Задолго до того, как часть Русской эскадры уйдет через Мраморное море и узкий Дарданелльский пролив к далекой африканской Бизерте, Кедрову придется приложить немало сил в жарких спорах с представителями Франции и Великобритании, выступая за сохранение целостности эскадры. Много дней и месяцев проведет он в беспрерывных хлопотах перед французской военной администрацией о кораблях и их командах, а также населявших их многочисленных беженцах.

Еще под бледным константинопольским солнцем, в чужом порту, Кедров успеет позаботиться и об улучшении быта и жизни подчиненных, оказавшихся в непривычных и тяжелых для многих обстоятельствах изгнанников. В изнурительных переговорах с недавними союзниками по Антанте молодой адмирал будет настаивать на отпуске провианта для всех вывезенных из России лиц, о частичной разгрузке транспортов и о перемещении сухопутных частей Русской армии на берег. Но все это будет чуть позже, после долгого стояния эскадры на рейде Константинополя, а пока что русские корабли все еще в пути, и до турецкого берега остается не так уж и близко.

В каюте Главнокомандующего не протолкнуться. По пути следования в Константинополь там собирались чины командования, представители гражданской администрации Крыма, общественные деятели и, конечно же, корреспонденты французских и британских газет, жадно ловившие новости от самого Врангеля и тут же неподалеку, в соседних, тесных каютах, бегло создающие свои «сенсационные» репортажи о последних днях Русской армии, покинувшей Крым.

Отчасти из-за притока желающих пообщаться, приносящих свои петиции и обращения лично Врангелю, отчасти для того, чтобы придать хоть какой-нибудь формальный вид круговороту документов, барон поручил последнему генерал-квартирмейстеру Русской армии Герману Ивановичу Коновалову взять на себя труд по ведению дел канцелярии Главнокомандующего. Опытному штабисту было не занимать умения, и вся работа протекала в спокойной и деловой обстановке. Вновь созданная канцелярия и почти все офицеры штаба Главнокомандующего, как и прежде, готовили приказы, отдавали распоряжения о переводе иностранных телеграмм в адрес барона; адъютанты, благо их каюты расположились рядом, взялись за организацию приема посетителей.
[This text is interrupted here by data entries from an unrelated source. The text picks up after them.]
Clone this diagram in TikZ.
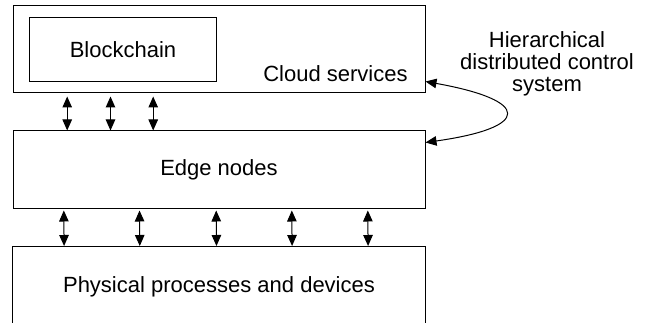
\documentclass[tikz,border=0pt]{standalone}
\usepackage{fontspec}
\setmainfont{Liberation Sans}
\usetikzlibrary{arrows.meta}
\begin{document}
\begin{tikzpicture}[x=1pt,y=-1pt,
  box/.style={draw, line width=1pt, inner sep=0pt, minimum width=412pt},
  lbl/.style={font=\fontsize{22}{22}\selectfont, inner sep=0pt},
  dbl/.style={{Triangle[length=11pt,width=9.5pt]}-{Triangle[length=11pt,width=9.5pt]}, line width=1pt}]
\useasboundingbox (0,0) rectangle (649,323);
\node[box, minimum height=87pt] (cloud) at (219,49.5) {};
\node[box, minimum width=187.4pt, minimum height=64.4pt, lbl] (chain) at (123,49.5) {Blockchain};
\node[lbl, anchor=base] (cloudlbl) at (335.5,81.5) {Cloud services};
\node[box, minimum height=78pt, lbl] (edge) at (219,170) {Edge nodes};
\node[inner sep=0pt, minimum width=412pt, minimum height=80.6pt, lbl] (phys) at (219,287) {Physical processes and devices};
\draw[line width=1pt] (phys.south west) -- (phys.north west) -- (phys.north east) -- (phys.south east);
\node[lbl, align=center, anchor=base] (hdcs) at (547,92) {Hierarchical\\distributed control\\system};
\foreach \dx in {54.7,98,140.7}
  \draw[dbl, shorten <=3pt] ([xshift=\dx pt]cloud.south west) -- ([xshift=\dx pt]edge.north west);
\foreach \dx in {51.3,127,203.7,279.3,355.3}
  \draw[dbl, shorten <=1pt, shorten >=0.5pt] ([xshift=\dx pt]edge.south west) -- ([xshift=\dx pt]phys.north west);
\draw[dbl] ([yshift=12pt]cloud.south east) .. controls +(106,19) and +(106,-15) .. ([yshift=-12pt]edge.north east);
\end{tikzpicture}
\end{document}
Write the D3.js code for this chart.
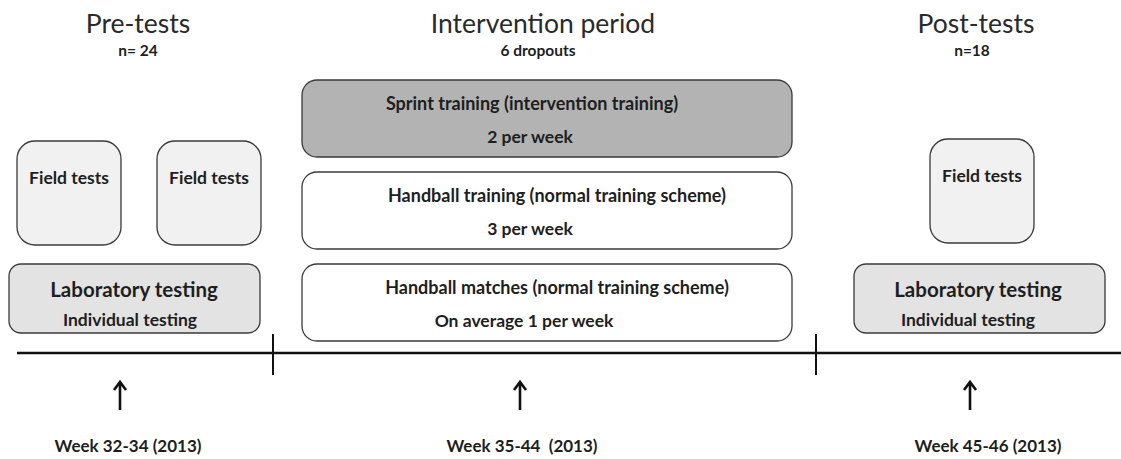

Вот как описывал ироничный очевидец преобразовавшуюся общественную приемную барона: «В каюте у генерал-квартирмейстера уже кипит работа. Зашифровывают радиотелеграмму, стучит пишущая машинка, приносят какие-то бумаги. Постоянно входят адъютанты Главнокомандующего и начальника штаба, и то и дело слышится: “Главком приказал”, “Начальник штаба просит это переписать“, “Вас вызывает Главнокомандующий”… Спешно переписывается и переводится письмо Главнокомандующего к графу де Мартелю… Письмо подписано… но тут происходит заминка с номером… все исходящие и входящие журналы, все делопроизводство брошено или сожжено в Севастополе. Какой ставить номер на эту историческую бумагу?.. Недоразумение разрешает генерал К <оновалов>: – Чего там долго думать? – обращается он к офицеру Генерального штаба. – Вы какой одеколон употребляете? – Полковник не сразу догадывается и несколько удивленно отвечает: – № 4711. – Ну и великолепно. Отлично! Ставьте этот номер и отправляйте бумагу, черт её дери…»[33]

Прибывших к Врангелю просителей встречают «парные» часовые у входа в кают-компанию, элегантно обтянутую светлым шелком. В ожидании приглашения к Врангелю просители покорно ожидают своей очереди, обдумывая предстоящую беседу и возможную реакцию Главкома. Испросившие у Главкома аудиенции не всегда прибывают к нему с радостными известиями, и вот до Врангеля доходят слухи, что почти все суда перегружены, а условия пребывания на них ухудшаются час от часу. Барон советуется с адмиралом Кедровым, но ускорить продвижение эскадры тот не в силах: механизмы кораблей и людские нервы на пределе. Во избежание неприятностей продвижение продолжается с прежней скоростью. Остается полагаться на долготерпение и на то, что по прибытии в порт можно будет незамедлительно решить ряд задач в отношении тех, кто нуждается в помощи в первую очередь.